- _Aim of the exercise_
Transcribe the listing in full, excluding any pictures.

- _Information shown_
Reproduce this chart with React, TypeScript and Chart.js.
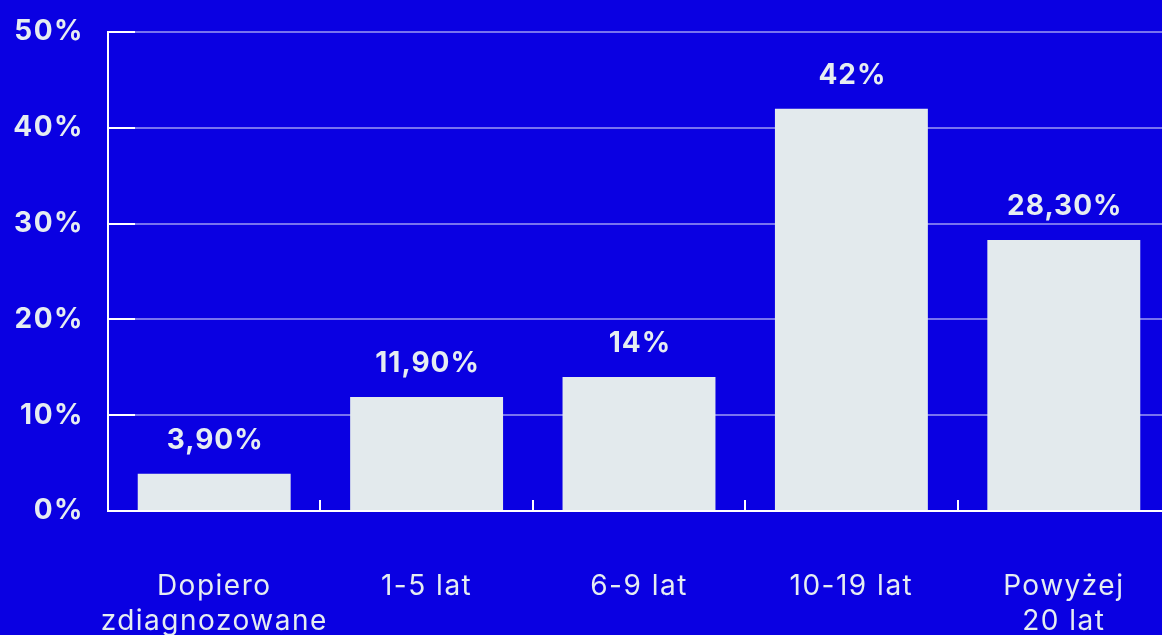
import React, { useEffect, useRef } from "react";
import { Chart, registerables } from "chart.js";

Chart.register(...registerables);

const categories: (string | string[])[] = [
  ["Dopiero", "zdiagnozowane"],
  "1-5 lat",
  "6-9 lat",
  "10-19 lat",
  ["Powyżej", "20 lat"],
];
const values: number[] = [3.9, 11.9, 14, 42, 28.3];
const valueLabels: string[] = ["3,90%", "11,90%", "14%", "42%", "28,30%"];
const yTicks: number[] = [0, 10, 20, 30, 40, 50];

const BG = "#0a00e2";
const BAR = "#e3eaed";
const TEXT = "#e6edf1";
const FONT = "Inter";

const decorPlugin = {
  id: "decor",
  afterDatasetsDraw(chart: any) {
    const { ctx, scales, chartArea } = chart;
    const x = scales.x;
    const y = scales.y;
    ctx.save();
    ctx.strokeStyle = "#ffffff";
    ctx.lineWidth = 2;
    yTicks.forEach((t) => {
      if (t === 0) return;
      const py = Math.round(y.getPixelForValue(t));
      ctx.beginPath();
      ctx.moveTo(chartArea.left, py);
      ctx.lineTo(chartArea.left + 27, py);
      ctx.stroke();
    });
    for (let i = 1; i < categories.length; i++) {
      const px = Math.round((x.getPixelForValue(i - 1) + x.getPixelForValue(i)) / 2);
      ctx.beginPath();
      ctx.moveTo(px, chartArea.bottom);
      ctx.lineTo(px, chartArea.bottom - 11);
      ctx.stroke();
    }
    const meta = chart.getDatasetMeta(0);
    ctx.fillStyle = TEXT;
    ctx.font = `700 28px ${FONT}`;
    (ctx as any).letterSpacing = "1px";
    ctx.textAlign = "center";
    ctx.textBaseline = "alphabetic";
    meta.data.forEach((bar: any, i: number) => {
      ctx.fillText(valueLabels[i], bar.x + 1, bar.y - 25);
    });
    ctx.restore();
  },
};

const bgPlugin = {
  id: "bg",
  beforeDraw(chart: any) {
    const { ctx, width, height } = chart;
    ctx.save();
    ctx.fillStyle = BG;
    ctx.fillRect(0, 0, width, height);
    ctx.restore();
    (ctx as any).letterSpacing = "1.5px";
  },
};

function zeroPad(scale: any) {
  scale.paddingLeft = 0;
  scale.paddingRight = 0;
  scale.paddingTop = 0;
  scale.paddingBottom = 0;
}

export default function App() {
  const ref = useRef<HTMLCanvasElement | null>(null);
  useEffect(() => {
    if (!ref.current) return;
    document.body.style.background = BG;
    const chart = new Chart(ref.current, {
      type: "bar",
      data: {
        labels: categories,
        datasets: [
          {
            data: values,
            backgroundColor: BAR,
            borderWidth: 0,
            barPercentage: 0.72,
            categoryPercentage: 1,
          },
        ],
      },
      options: {
        animation: false,
        responsive: false,
        maintainAspectRatio: false,
        devicePixelRatio: 1,
        layout: { padding: { top: 32, right: 0, left: 0, bottom: 0 } },
        plugins: {
          legend: { display: false },
          tooltip: { enabled: false },
        },
        scales: {
          x: {
            grid: { display: false, drawTicks: false },
            border: { display: true, color: "#ffffff", width: 2 },
            ticks: {
              color: TEXT,
              font: { family: FONT, size: 28, weight: "400", lineHeight: 1.25 },
              padding: 58,
              maxRotation: 0,
              autoSkip: false,
            },
            afterFit(scale: any) {
              scale.height = 124;
              zeroPad(scale);
            },
          },
          y: {
            min: 0,
            max: 50,
            afterBuildTicks(scale: any) {
              scale.ticks = yTicks.map((v) => ({ value: v }));
            },
            grid: {
              color: "rgba(255,255,255,0.45)",
              lineWidth: 2,
              drawTicks: false,
            },
            border: { display: true, color: "#ffffff", width: 2 },
            ticks: {
              color: TEXT,
              font: { family: FONT, size: 28, weight: "700" },
              padding: 24,
              callback: (v: any) => `${v}%`,
            },
            afterFit(scale: any) {
              scale.width = 108;
              zeroPad(scale);
            },
          },
        },
      },
      plugins: [bgPlugin, decorPlugin],
    });
    return () => chart.destroy();
  }, []);
  return (
    <div style={{ position: "fixed", left: 0, top: 0, width: 1170, height: 635, overflow: "hidden" }}>
      <canvas ref={ref} width={1170} height={635} style={{ display: "block", width: 1170, height: 635 }} />
    </div>
  );
}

- _Response below_
Reproduce this chart with React, TypeScript and Chart.js.
import React, { useEffect, useRef } from "react";
import { Chart, registerables } from "chart.js";

Chart.register(...registerables);

const categories: (string | string[])[] = [
  ["Dopiero", "zdiagnozowane"],
  "1-5 lat",
  "6-9 lat",
  "10-19 lat",
  ["Powyżej", "20 lat"],
];
const values: number[] = [3.9, 11.9, 14, 42, 28.3];
const valueLabels: string[] = ["3,90%", "11,90%", "14%", "42%", "28,30%"];
const yTicks: number[] = [0, 10, 20, 30, 40, 50];

const BG = "#0a00e2";
const BAR = "#e3eaed";
const TEXT = "#e6edf1";
const FONT = "Inter";

const decorPlugin = {
  id: "decor",
  afterDatasetsDraw(chart: any) {
    const { ctx, scales, chartArea } = chart;
    const x = scales.x;
    const y = scales.y;
    ctx.save();
    ctx.strokeStyle = "#ffffff";
    ctx.lineWidth = 2;
    yTicks.forEach((t) => {
      if (t === 0) return;
      const py = Math.round(y.getPixelForValue(t));
      ctx.beginPath();
      ctx.moveTo(chartArea.left, py);
      ctx.lineTo(chartArea.left + 27, py);
      ctx.stroke();
    });
    for (let i = 1; i < categories.length; i++) {
      const px = Math.round((x.getPixelForValue(i - 1) + x.getPixelForValue(i)) / 2);
      ctx.beginPath();
      ctx.moveTo(px, chartArea.bottom);
      ctx.lineTo(px, chartArea.bottom - 11);
      ctx.stroke();
    }
    const meta = chart.getDatasetMeta(0);
    ctx.fillStyle = TEXT;
    ctx.font = `700 28px ${FONT}`;
    (ctx as any).letterSpacing = "1px";
    ctx.textAlign = "center";
    ctx.textBaseline = "alphabetic";
    meta.data.forEach((bar: any, i: number) => {
      ctx.fillText(valueLabels[i], bar.x + 1, bar.y - 25);
    });
    ctx.restore();
  },
};

const bgPlugin = {
  id: "bg",
  beforeDraw(chart: any) {
    const { ctx, width, height } = chart;
    ctx.save();
    ctx.fillStyle = BG;
    ctx.fillRect(0, 0, width, height);
    ctx.restore();
    (ctx as any).letterSpacing = "1.5px";
  },
};

function zeroPad(scale: any) {
  scale.paddingLeft = 0;
  scale.paddingRight = 0;
  scale.paddingTop = 0;
  scale.paddingBottom = 0;
}

export default function App() {
  const ref = useRef<HTMLCanvasElement | null>(null);
  useEffect(() => {
    if (!ref.current) return;
    document.body.style.background = BG;
    const chart = new Chart(ref.current, {
      type: "bar",
      data: {
        labels: categories,
        datasets: [
          {
            data: values,
            backgroundColor: BAR,
            borderWidth: 0,
            barPercentage: 0.72,
            categoryPercentage: 1,
          },
        ],
      },
      options: {
        animation: false,
        responsive: false,
        maintainAspectRatio: false,
        devicePixelRatio: 1,
        layout: { padding: { top: 32, right: 0, left: 0, bottom: 0 } },
        plugins: {
          legend: { display: false },
          tooltip: { enabled: false },
        },
        scales: {
          x: {
            grid: { display: false, drawTicks: false },
            border: { display: true, color: "#ffffff", width: 2 },
            ticks: {
              color: TEXT,
              font: { family: FONT, size: 28, weight: "400", lineHeight: 1.25 },
              padding: 58,
              maxRotation: 0,
              autoSkip: false,
            },
            afterFit(scale: any) {
              scale.height = 124;
              zeroPad(scale);
            },
          },
          y: {
            min: 0,
            max: 50,
            afterBuildTicks(scale: any) {
              scale.ticks = yTicks.map((v) => ({ value: v }));
            },
            grid: {
              color: "rgba(255,255,255,0.45)",
              lineWidth: 2,
              drawTicks: false,
            },
            border: { display: true, color: "#ffffff", width: 2 },
            ticks: {
              color: TEXT,
              font: { family: FONT, size: 28, weight: "700" },
              padding: 24,
              callback: (v: any) => `${v}%`,
            },
            afterFit(scale: any) {
              scale.width = 108;
              zeroPad(scale);
            },
          },
        },
      },
      plugins: [bgPlugin, decorPlugin],
    });
    return () => chart.destroy();
  }, []);
  return (
    <div style={{ position: "fixed", left: 0, top: 0, width: 1170, height: 635, overflow: "hidden" }}>
      <canvas ref={ref} width={1170} height={635} style={{ display: "block", width: 1170, height: 635 }} />
    </div>
  );
}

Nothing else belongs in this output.